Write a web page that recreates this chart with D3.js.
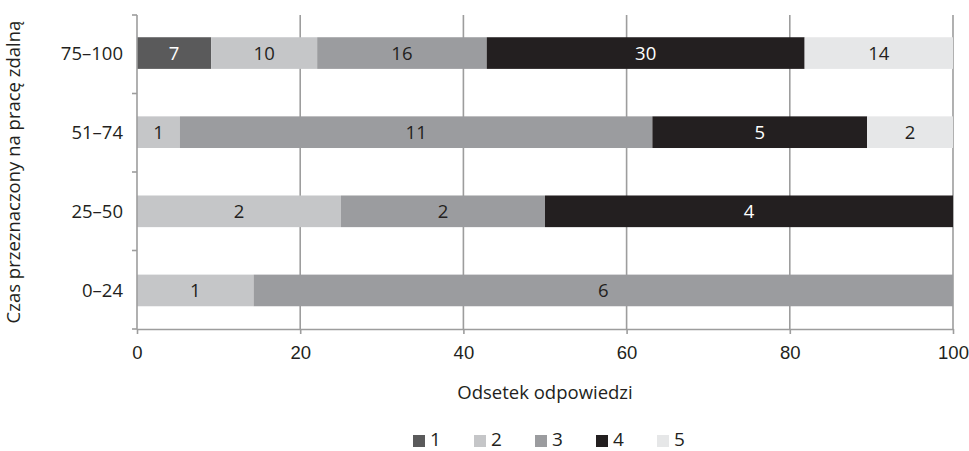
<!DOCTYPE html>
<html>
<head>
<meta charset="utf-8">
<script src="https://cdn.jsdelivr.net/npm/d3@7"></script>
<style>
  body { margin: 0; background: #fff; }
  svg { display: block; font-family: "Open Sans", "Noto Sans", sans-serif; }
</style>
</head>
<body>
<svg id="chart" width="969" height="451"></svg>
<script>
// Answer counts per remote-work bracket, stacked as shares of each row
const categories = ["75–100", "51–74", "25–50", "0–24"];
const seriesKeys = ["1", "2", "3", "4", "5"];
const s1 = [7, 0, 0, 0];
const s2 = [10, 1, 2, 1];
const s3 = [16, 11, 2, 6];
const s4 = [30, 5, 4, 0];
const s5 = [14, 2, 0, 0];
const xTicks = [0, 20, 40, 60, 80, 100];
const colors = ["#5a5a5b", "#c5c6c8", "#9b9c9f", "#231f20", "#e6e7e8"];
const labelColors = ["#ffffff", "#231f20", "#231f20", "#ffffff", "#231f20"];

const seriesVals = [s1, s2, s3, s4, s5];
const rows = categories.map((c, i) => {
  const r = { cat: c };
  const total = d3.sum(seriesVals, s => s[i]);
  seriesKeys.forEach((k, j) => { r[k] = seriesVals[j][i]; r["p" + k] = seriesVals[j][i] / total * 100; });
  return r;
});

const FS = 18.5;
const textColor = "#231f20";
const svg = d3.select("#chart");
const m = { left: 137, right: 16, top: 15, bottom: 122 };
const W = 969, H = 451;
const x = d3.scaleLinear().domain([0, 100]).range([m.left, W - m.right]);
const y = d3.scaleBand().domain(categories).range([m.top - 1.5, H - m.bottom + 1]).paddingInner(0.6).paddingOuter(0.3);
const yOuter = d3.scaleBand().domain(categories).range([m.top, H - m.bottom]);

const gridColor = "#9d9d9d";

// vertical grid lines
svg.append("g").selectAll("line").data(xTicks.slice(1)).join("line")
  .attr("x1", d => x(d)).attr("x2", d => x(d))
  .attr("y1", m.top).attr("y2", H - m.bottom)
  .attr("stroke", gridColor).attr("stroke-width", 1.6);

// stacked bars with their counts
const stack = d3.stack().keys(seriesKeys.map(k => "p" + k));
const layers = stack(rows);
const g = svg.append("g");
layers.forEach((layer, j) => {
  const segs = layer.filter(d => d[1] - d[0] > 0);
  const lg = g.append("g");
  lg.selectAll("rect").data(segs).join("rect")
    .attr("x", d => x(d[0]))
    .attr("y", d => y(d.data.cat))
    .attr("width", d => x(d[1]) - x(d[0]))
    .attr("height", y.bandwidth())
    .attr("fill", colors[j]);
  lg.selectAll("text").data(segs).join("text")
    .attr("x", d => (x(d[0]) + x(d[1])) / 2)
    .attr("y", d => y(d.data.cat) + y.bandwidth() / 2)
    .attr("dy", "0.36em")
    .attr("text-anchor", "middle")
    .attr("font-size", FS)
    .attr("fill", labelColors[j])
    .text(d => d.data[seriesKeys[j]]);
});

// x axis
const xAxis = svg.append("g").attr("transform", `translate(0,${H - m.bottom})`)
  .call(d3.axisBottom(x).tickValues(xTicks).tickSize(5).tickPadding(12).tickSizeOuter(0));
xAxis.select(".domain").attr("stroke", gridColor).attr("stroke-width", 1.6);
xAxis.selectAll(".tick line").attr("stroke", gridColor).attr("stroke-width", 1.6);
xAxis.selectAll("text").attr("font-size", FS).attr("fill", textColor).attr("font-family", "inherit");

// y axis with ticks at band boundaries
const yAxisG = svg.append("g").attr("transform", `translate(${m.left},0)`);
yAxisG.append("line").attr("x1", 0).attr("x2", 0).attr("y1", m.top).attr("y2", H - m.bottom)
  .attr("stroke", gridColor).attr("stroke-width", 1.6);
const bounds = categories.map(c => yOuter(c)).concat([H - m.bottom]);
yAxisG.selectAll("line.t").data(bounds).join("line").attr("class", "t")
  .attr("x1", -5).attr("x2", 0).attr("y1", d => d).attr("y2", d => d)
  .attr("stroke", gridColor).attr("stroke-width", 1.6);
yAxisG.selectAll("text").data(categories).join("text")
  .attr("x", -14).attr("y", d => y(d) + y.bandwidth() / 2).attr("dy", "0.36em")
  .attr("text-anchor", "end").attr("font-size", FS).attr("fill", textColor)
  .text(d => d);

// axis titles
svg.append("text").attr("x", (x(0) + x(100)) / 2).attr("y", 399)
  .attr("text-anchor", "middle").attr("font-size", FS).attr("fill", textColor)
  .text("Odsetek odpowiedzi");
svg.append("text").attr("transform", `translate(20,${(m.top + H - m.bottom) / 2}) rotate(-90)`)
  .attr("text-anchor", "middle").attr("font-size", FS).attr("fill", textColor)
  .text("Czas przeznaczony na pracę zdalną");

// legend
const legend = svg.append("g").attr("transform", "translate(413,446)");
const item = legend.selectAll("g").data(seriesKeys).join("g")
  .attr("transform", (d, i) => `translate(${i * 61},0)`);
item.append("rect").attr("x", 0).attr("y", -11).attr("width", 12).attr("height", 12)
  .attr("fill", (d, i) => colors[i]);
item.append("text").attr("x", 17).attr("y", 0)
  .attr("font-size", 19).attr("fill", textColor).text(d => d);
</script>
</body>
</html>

#### Job:
Write out the full set of lines verbatim, without the pictures.

#### Output of the task:
Write a web page that recreates this chart with D3.js.
<!DOCTYPE html>
<html>
<head>
<meta charset="utf-8">
<script src="https://cdn.jsdelivr.net/npm/d3@7"></script>
<style>
  body { margin: 0; background: #fff; }
  svg { display: block; font-family: "Open Sans", "Noto Sans", sans-serif; }
</style>
</head>
<body>
<svg id="chart" width="969" height="451"></svg>
<script>
// Answer counts per remote-work bracket, stacked as shares of each row
const categories = ["75–100", "51–74", "25–50", "0–24"];
const seriesKeys = ["1", "2", "3", "4", "5"];
const s1 = [7, 0, 0, 0];
const s2 = [10, 1, 2, 1];
const s3 = [16, 11, 2, 6];
const s4 = [30, 5, 4, 0];
const s5 = [14, 2, 0, 0];
const xTicks = [0, 20, 40, 60, 80, 100];
const colors = ["#5a5a5b", "#c5c6c8", "#9b9c9f", "#231f20", "#e6e7e8"];
const labelColors = ["#ffffff", "#231f20", "#231f20", "#ffffff", "#231f20"];

const seriesVals = [s1, s2, s3, s4, s5];
const rows = categories.map((c, i) => {
  const r = { cat: c };
  const total = d3.sum(seriesVals, s => s[i]);
  seriesKeys.forEach((k, j) => { r[k] = seriesVals[j][i]; r["p" + k] = seriesVals[j][i] / total * 100; });
  return r;
});

const FS = 18.5;
const textColor = "#231f20";
const svg = d3.select("#chart");
const m = { left: 137, right: 16, top: 15, bottom: 122 };
const W = 969, H = 451;
const x = d3.scaleLinear().domain([0, 100]).range([m.left, W - m.right]);
const y = d3.scaleBand().domain(categories).range([m.top - 1.5, H - m.bottom + 1]).paddingInner(0.6).paddingOuter(0.3);
const yOuter = d3.scaleBand().domain(categories).range([m.top, H - m.bottom]);

const gridColor = "#9d9d9d";

// vertical grid lines
svg.append("g").selectAll("line").data(xTicks.slice(1)).join("line")
  .attr("x1", d => x(d)).attr("x2", d => x(d))
  .attr("y1", m.top).attr("y2", H - m.bottom)
  .attr("stroke", gridColor).attr("stroke-width", 1.6);

// stacked bars with their counts
const stack = d3.stack().keys(seriesKeys.map(k => "p" + k));
const layers = stack(rows);
const g = svg.append("g");
layers.forEach((layer, j) => {
  const segs = layer.filter(d => d[1] - d[0] > 0);
  const lg = g.append("g");
  lg.selectAll("rect").data(segs).join("rect")
    .attr("x", d => x(d[0]))
    .attr("y", d => y(d.data.cat))
    .attr("width", d => x(d[1]) - x(d[0]))
    .attr("height", y.bandwidth())
    .attr("fill", colors[j]);
  lg.selectAll("text").data(segs).join("text")
    .attr("x", d => (x(d[0]) + x(d[1])) / 2)
    .attr("y", d => y(d.data.cat) + y.bandwidth() / 2)
    .attr("dy", "0.36em")
    .attr("text-anchor", "middle")
    .attr("font-size", FS)
    .attr("fill", labelColors[j])
    .text(d => d.data[seriesKeys[j]]);
});

// x axis
const xAxis = svg.append("g").attr("transform", `translate(0,${H - m.bottom})`)
  .call(d3.axisBottom(x).tickValues(xTicks).tickSize(5).tickPadding(12).tickSizeOuter(0));
xAxis.select(".domain").attr("stroke", gridColor).attr("stroke-width", 1.6);
xAxis.selectAll(".tick line").attr("stroke", gridColor).attr("stroke-width", 1.6);
xAxis.selectAll("text").attr("font-size", FS).attr("fill", textColor).attr("font-family", "inherit");

// y axis with ticks at band boundaries
const yAxisG = svg.append("g").attr("transform", `translate(${m.left},0)`);
yAxisG.append("line").attr("x1", 0).attr("x2", 0).attr("y1", m.top).attr("y2", H - m.bottom)
  .attr("stroke", gridColor).attr("stroke-width", 1.6);
const bounds = categories.map(c => yOuter(c)).concat([H - m.bottom]);
yAxisG.selectAll("line.t").data(bounds).join("line").attr("class", "t")
  .attr("x1", -5).attr("x2", 0).attr("y1", d => d).attr("y2", d => d)
  .attr("stroke", gridColor).attr("stroke-width", 1.6);
yAxisG.selectAll("text").data(categories).join("text")
  .attr("x", -14).attr("y", d => y(d) + y.bandwidth() / 2).attr("dy", "0.36em")
  .attr("text-anchor", "end").attr("font-size", FS).attr("fill", textColor)
  .text(d => d);

// axis titles
svg.append("text").attr("x", (x(0) + x(100)) / 2).attr("y", 399)
  .attr("text-anchor", "middle").attr("font-size", FS).attr("fill", textColor)
  .text("Odsetek odpowiedzi");
svg.append("text").attr("transform", `translate(20,${(m.top + H - m.bottom) / 2}) rotate(-90)`)
  .attr("text-anchor", "middle").attr("font-size", FS).attr("fill", textColor)
  .text("Czas przeznaczony na pracę zdalną");

// legend
const legend = svg.append("g").attr("transform", "translate(413,446)");
const item = legend.selectAll("g").data(seriesKeys).join("g")
  .attr("transform", (d, i) => `translate(${i * 61},0)`);
item.append("rect").attr("x", 0).attr("y", -11).attr("width", 12).attr("height", 12)
  .attr("fill", (d, i) => colors[i]);
item.append("text").attr("x", 17).attr("y", 0)
  .attr("font-size", 19).attr("fill", textColor).text(d => d);
</script>
</body>
</html>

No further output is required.